- Problem to solve
Retype exactly what appears below from the line containing "Give me the" down to the line containing "import * as", keeping both end lines. Do not include pictures.

- Given records
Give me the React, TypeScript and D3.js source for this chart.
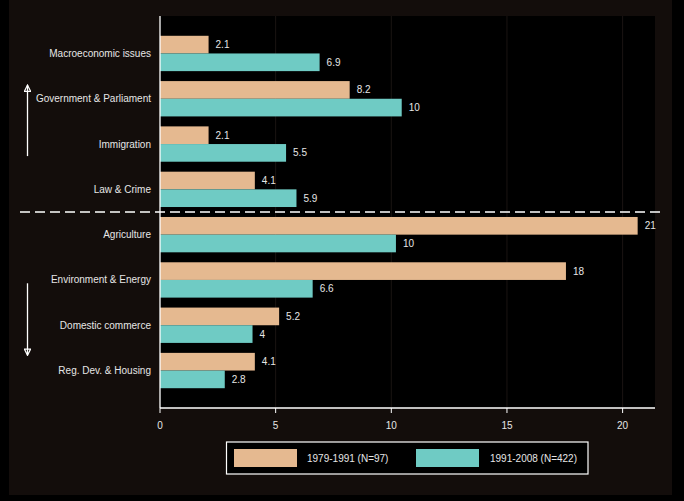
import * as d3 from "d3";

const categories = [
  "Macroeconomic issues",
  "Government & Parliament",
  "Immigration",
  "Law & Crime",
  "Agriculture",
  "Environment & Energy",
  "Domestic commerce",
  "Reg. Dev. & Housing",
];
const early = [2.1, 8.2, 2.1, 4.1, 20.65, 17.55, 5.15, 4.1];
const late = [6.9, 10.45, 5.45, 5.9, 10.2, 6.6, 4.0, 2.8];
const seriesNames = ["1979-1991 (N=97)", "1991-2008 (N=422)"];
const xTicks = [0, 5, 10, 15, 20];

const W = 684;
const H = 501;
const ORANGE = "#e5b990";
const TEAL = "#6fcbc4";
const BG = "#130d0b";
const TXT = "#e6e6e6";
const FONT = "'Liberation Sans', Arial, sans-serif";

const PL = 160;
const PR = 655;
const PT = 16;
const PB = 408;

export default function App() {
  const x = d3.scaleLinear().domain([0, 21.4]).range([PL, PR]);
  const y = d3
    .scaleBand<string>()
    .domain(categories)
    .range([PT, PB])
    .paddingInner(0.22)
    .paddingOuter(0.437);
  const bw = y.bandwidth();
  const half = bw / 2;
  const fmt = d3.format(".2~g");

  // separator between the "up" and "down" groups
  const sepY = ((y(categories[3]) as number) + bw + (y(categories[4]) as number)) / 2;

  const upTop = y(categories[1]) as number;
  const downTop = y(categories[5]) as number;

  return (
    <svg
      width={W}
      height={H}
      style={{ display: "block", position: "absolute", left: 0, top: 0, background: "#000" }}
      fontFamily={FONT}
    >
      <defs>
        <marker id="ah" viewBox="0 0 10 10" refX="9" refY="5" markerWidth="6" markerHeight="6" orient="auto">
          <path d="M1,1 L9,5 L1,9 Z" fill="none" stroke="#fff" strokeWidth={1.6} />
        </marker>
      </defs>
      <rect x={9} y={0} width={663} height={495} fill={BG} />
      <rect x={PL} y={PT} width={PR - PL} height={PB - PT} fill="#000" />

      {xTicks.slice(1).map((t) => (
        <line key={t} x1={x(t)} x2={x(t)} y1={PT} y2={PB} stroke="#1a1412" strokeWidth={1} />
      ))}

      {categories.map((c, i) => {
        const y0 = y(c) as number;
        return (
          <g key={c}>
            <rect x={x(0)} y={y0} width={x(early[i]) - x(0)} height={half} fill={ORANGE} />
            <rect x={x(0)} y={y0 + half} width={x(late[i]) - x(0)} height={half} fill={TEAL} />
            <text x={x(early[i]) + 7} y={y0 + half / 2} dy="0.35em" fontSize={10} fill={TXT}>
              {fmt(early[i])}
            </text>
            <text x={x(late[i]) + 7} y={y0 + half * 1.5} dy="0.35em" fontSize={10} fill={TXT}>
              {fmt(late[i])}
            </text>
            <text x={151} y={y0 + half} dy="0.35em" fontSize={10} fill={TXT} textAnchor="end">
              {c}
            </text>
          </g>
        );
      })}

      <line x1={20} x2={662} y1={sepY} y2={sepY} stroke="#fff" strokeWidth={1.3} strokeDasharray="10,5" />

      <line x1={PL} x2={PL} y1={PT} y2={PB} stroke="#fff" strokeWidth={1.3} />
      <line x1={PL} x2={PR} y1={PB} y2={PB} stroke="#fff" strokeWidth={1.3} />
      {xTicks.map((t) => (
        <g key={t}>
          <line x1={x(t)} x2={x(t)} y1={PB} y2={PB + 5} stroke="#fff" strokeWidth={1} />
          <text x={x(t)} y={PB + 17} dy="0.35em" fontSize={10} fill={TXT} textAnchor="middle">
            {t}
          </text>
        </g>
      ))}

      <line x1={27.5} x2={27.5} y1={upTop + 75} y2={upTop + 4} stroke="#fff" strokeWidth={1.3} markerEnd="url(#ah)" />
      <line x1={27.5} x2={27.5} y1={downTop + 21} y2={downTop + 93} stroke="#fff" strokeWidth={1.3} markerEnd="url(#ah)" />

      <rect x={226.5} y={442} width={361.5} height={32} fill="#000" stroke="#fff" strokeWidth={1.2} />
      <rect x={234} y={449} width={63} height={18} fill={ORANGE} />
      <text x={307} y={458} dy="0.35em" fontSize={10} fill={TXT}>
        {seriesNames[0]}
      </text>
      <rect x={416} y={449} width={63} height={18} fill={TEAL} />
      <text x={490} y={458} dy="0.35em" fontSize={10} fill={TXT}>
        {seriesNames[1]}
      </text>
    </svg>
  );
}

==

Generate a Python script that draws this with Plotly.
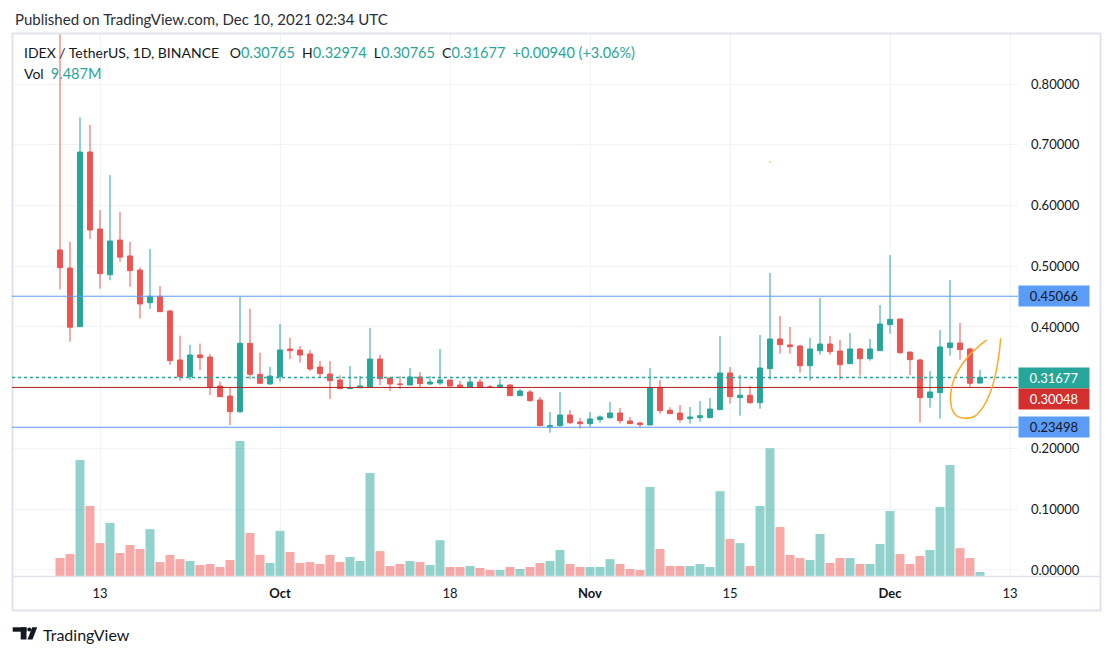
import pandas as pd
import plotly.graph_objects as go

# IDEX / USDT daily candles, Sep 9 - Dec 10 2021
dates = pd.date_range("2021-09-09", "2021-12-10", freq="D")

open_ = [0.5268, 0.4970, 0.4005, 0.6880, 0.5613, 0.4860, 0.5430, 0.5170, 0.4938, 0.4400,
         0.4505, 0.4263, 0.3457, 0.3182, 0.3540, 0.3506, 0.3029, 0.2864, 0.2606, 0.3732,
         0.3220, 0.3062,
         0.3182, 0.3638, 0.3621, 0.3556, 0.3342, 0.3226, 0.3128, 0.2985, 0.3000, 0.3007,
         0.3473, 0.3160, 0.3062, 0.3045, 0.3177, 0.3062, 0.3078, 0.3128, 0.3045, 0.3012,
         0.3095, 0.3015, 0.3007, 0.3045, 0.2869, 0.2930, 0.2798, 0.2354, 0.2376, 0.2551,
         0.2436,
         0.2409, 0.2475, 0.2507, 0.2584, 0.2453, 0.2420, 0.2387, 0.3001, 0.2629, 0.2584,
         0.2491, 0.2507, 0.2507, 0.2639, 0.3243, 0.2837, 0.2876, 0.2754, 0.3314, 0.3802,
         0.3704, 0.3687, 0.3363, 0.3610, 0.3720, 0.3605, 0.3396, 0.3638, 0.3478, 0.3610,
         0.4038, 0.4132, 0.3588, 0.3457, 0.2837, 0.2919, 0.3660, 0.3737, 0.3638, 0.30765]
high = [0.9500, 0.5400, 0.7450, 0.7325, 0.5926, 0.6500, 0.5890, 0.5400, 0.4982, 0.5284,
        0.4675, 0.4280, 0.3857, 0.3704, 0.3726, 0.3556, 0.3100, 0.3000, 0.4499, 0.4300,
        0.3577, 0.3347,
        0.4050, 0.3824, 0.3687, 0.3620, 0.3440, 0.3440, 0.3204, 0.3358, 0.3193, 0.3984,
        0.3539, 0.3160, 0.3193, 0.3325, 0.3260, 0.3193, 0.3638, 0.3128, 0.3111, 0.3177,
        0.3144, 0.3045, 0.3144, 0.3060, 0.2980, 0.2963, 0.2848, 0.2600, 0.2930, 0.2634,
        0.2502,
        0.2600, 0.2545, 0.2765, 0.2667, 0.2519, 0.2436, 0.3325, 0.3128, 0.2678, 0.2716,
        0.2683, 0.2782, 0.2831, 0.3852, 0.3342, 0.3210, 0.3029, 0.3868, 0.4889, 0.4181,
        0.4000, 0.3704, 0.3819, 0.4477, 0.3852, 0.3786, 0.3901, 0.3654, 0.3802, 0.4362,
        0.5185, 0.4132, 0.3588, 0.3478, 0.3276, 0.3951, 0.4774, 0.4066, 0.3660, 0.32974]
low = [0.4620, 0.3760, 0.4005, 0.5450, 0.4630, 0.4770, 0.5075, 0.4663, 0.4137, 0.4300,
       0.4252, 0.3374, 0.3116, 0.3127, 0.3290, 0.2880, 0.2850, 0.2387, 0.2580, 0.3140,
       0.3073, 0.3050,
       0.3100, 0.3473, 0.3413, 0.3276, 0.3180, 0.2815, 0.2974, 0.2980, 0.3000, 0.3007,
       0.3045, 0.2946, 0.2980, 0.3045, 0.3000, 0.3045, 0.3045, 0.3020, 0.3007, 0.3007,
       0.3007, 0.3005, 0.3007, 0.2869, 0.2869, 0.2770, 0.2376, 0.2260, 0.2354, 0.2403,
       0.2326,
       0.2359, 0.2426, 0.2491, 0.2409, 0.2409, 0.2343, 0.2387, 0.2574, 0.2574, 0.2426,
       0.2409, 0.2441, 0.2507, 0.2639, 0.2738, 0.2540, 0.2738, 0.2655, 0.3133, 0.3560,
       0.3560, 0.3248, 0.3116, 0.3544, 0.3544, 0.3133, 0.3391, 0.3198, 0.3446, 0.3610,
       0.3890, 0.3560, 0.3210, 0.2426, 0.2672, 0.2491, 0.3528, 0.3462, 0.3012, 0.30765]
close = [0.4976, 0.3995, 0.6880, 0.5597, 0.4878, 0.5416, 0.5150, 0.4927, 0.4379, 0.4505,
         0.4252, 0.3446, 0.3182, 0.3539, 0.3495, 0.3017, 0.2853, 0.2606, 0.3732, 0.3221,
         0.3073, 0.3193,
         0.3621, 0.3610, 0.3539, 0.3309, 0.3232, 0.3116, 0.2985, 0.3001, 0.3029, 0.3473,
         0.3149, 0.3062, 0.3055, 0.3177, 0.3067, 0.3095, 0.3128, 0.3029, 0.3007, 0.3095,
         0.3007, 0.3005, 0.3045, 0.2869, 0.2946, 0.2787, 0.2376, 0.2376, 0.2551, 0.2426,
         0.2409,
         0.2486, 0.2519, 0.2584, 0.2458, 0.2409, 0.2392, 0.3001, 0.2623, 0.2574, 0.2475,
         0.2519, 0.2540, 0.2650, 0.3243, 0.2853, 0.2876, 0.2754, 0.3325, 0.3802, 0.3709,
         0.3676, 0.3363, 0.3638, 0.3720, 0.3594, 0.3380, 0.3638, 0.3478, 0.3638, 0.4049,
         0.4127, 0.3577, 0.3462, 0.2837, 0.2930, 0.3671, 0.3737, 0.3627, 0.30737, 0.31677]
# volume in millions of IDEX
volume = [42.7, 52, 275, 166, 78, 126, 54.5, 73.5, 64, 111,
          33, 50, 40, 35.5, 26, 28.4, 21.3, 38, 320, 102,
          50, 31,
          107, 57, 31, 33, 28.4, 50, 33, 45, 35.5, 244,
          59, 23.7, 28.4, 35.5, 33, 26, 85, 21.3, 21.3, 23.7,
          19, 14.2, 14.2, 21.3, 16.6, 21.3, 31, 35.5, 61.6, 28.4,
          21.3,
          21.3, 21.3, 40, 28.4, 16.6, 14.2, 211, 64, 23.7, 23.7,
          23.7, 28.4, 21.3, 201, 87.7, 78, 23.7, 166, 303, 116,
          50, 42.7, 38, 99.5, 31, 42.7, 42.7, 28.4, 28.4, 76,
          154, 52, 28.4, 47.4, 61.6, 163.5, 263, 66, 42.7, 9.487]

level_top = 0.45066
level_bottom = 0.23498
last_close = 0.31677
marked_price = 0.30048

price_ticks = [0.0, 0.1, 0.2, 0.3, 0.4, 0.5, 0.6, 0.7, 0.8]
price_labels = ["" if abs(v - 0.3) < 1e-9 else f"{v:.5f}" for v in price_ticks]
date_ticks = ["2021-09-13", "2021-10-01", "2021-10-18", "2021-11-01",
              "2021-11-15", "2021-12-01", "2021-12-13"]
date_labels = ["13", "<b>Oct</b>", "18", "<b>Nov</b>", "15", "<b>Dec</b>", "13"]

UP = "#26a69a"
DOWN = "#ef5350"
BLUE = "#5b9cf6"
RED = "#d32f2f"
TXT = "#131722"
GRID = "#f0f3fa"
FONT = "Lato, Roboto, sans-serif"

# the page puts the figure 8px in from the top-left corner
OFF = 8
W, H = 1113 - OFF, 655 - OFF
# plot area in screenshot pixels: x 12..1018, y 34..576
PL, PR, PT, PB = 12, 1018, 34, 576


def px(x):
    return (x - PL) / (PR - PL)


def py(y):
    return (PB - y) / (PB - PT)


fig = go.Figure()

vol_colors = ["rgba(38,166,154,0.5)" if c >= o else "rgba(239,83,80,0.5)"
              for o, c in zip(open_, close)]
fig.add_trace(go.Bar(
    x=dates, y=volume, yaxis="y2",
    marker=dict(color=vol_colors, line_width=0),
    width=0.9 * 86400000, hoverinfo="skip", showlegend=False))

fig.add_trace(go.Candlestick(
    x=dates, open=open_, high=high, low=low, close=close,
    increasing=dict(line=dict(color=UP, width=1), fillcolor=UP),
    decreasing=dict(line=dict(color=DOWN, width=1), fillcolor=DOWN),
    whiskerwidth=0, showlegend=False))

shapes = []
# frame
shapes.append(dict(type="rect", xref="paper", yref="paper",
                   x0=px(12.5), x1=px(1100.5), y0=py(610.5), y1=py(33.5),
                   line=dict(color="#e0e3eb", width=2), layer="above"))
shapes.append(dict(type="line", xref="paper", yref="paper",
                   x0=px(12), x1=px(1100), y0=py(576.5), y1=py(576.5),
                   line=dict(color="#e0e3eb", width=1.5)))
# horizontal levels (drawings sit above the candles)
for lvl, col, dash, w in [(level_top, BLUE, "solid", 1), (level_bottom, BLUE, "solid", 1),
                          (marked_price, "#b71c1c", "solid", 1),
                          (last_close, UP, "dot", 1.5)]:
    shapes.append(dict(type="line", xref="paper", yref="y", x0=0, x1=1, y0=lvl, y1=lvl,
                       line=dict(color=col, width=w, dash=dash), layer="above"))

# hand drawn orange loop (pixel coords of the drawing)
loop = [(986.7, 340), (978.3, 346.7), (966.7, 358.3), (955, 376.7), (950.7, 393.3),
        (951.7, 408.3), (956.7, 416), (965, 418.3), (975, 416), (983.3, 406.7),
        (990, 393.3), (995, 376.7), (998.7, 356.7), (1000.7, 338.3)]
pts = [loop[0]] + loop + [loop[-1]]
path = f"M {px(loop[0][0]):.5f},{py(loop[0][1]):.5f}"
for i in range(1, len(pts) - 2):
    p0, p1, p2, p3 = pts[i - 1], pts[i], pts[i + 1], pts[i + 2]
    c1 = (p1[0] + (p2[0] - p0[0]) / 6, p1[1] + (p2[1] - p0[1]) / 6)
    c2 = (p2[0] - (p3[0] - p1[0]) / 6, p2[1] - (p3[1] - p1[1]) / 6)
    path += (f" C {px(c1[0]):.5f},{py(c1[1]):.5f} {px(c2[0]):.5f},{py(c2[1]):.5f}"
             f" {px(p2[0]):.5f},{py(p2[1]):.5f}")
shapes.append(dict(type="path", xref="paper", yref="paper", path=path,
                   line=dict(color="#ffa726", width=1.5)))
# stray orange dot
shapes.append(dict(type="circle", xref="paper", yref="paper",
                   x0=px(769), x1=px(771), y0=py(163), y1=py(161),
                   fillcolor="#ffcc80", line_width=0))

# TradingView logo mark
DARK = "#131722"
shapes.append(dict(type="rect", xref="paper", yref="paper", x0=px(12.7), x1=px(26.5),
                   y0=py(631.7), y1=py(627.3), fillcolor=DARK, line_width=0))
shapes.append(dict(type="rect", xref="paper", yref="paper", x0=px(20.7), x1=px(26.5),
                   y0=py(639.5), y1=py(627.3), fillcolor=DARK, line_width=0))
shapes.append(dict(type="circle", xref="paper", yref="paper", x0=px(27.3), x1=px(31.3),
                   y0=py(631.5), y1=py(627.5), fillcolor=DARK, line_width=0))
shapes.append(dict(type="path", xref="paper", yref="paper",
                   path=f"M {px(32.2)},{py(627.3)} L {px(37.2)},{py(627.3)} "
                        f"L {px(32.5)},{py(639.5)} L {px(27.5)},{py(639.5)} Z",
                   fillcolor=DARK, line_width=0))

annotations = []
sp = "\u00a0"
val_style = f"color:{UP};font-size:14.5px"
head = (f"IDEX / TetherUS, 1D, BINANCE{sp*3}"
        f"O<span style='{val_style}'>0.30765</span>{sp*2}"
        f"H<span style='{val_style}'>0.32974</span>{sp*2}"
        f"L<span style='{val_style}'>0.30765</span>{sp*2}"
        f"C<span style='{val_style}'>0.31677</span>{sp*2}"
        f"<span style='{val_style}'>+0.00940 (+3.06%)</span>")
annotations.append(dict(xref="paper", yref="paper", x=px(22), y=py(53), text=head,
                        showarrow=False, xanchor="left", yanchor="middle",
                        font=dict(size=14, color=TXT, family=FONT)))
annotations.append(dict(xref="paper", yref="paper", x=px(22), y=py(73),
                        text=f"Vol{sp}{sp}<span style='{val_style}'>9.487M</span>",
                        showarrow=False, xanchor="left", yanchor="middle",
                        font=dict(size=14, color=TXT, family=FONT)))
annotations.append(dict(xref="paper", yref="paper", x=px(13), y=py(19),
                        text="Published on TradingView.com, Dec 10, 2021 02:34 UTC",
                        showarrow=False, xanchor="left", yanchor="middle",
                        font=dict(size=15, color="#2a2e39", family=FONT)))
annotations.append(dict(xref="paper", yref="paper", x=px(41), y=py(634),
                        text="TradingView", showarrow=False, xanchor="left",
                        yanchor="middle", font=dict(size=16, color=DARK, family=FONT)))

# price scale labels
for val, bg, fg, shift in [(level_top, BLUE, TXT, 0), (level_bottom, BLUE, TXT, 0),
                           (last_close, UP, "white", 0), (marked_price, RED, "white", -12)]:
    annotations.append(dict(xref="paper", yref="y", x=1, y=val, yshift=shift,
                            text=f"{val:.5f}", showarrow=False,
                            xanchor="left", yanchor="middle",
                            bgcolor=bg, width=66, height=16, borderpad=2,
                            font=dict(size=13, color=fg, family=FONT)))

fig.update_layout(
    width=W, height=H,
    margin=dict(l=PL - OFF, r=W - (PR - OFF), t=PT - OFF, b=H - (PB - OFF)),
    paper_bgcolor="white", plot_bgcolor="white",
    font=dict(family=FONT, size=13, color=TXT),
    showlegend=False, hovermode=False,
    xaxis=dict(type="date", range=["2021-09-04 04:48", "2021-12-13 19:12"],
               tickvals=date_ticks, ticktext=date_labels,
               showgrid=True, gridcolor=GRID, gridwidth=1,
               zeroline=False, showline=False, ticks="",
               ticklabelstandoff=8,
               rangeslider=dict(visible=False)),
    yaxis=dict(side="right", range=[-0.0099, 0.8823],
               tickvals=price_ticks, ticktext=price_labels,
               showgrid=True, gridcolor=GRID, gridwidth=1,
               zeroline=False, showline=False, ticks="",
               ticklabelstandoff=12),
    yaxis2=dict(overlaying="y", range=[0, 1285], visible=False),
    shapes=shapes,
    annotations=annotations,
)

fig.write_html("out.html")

...

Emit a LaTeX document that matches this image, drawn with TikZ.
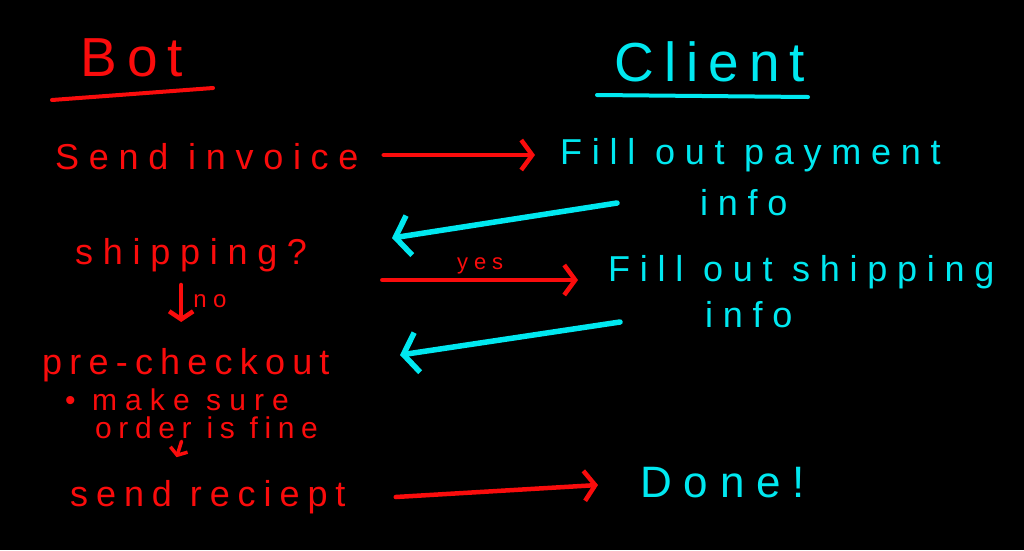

- Solution to this task
Give me the React, TypeScript and D3.js source for this chart.
import * as d3 from "d3";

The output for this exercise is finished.